This week, I began re-watching The Great British Bake-Off from the beginning. Which I know doesn’t sound groundbreaking because I’m sure so many people have. Plus, maybe I haven’t seen all the seasons — maybe I’ve never watched it chronologically and want to buckle up for nearly a decade of baked goods and politeness. Maybe this is all new for me.
It isn’t. For the millionth time, I’ve started GBBO from the very beginning and chosen to lose myself in kind people trying their best to mixed results. I know who wins every season. I know that certain pastry episodes end in tragedy. I know that at one point, Diana takes Ian’s ice cream out of the freezer (for reasons I will never understand) and, once he sees that it’s melted, he quits the challenge, dumps his baked Alaska remnants in the bin, and ends up going home. I know all of this. But GBBO is my comfort watch, and when I zone out in front of a micro-world defined by breads and people I’d genuinely like to be friends with, I can for a fleeting moment forget everything is terrible.
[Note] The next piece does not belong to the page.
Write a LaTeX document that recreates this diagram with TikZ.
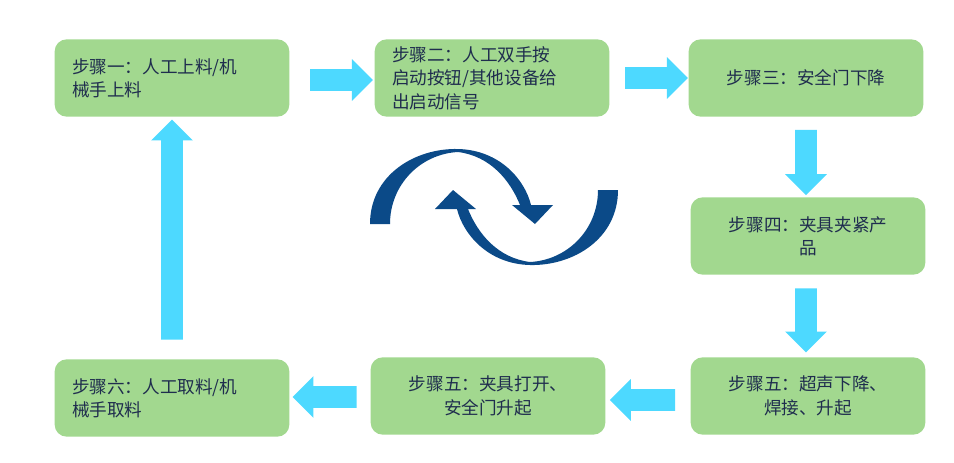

Which I think is important. (And not only because I truly believe in and support the dynasty that is Bake Off.) TV as a survival tool has become a bankable coping mechanism, providing a space in which we can sit, watch, and remind ourselves that people are good, not everything is on fire, and hope is a thing we can still hold on to.
Queer Eye does the same. When I watch it (like any/all of you), I — via the generous work of the Fab Five — lower my guard enough to follow each hero through their peaks, valleys, and emotional reckonings. I cry when the cast cries, celebrate when a subject’s friends and family does, and end each episode convinced that okay, whew: we may be in a social and political vice and our brains and hearts may hurt to the point of wanting to burst, but there is still good. Good things still happen. Good people still exist. It isn’t the end of the line, even if we only get a handful of episodes about a handful of people who choose to be better. It’s enough to keep the porch light on a little longer.
Which is what a decent comfort watch does, even if those shows aren’t steeped in the same “Life isn’t terrible and neither are all people” messages. While Queer Eye and Bake Off (my favourites) may deal in reminding viewers that there is hope for us all, series like RuPaul’s Drag Race, Vanderpump Rules, Real Housewives, and The Bachelor offer comfort in a buffet of other ways. Some provide comic relief. Others offer a escapist glimpse into a made-up world in which the pavement is always wet and roses are a currency. And then there’s RuPaul’s Drag Race, which is an exercise in art, humour, self-expression, culture, education, and acceptance. (Sometimes I watch Sasha Velour lipsyncing in the finale just to feel inspired to, I don’t know . . . fucking try? Just try for once in my life?) Comfort is abstract, and it looks different to each of us. It also doesn’t make something less valuable or important or smart or interesting. It’s merely the vessel through which we stay afloat.
And right now, we need to stay afloat desperately. So those few hours every week — or night — are essential in keeping us alive. So whether it’s Bake Off for the millionth time (I can recite almost every episode by heart, but holy, I will never feel as at-peace as I do watching British people make pie) or Real Housewives or, I don’t know, the first two seasons of Grey’s Anatomy, own the shit out of your comfort watch and dive in and hold it close. You need to recharge any way you can, and there are many worse ways than sobbing to Queer Eye, reminded for a fleeting moment that good things can and still do and will happen, especially at the kindness and generosity of relative strangers.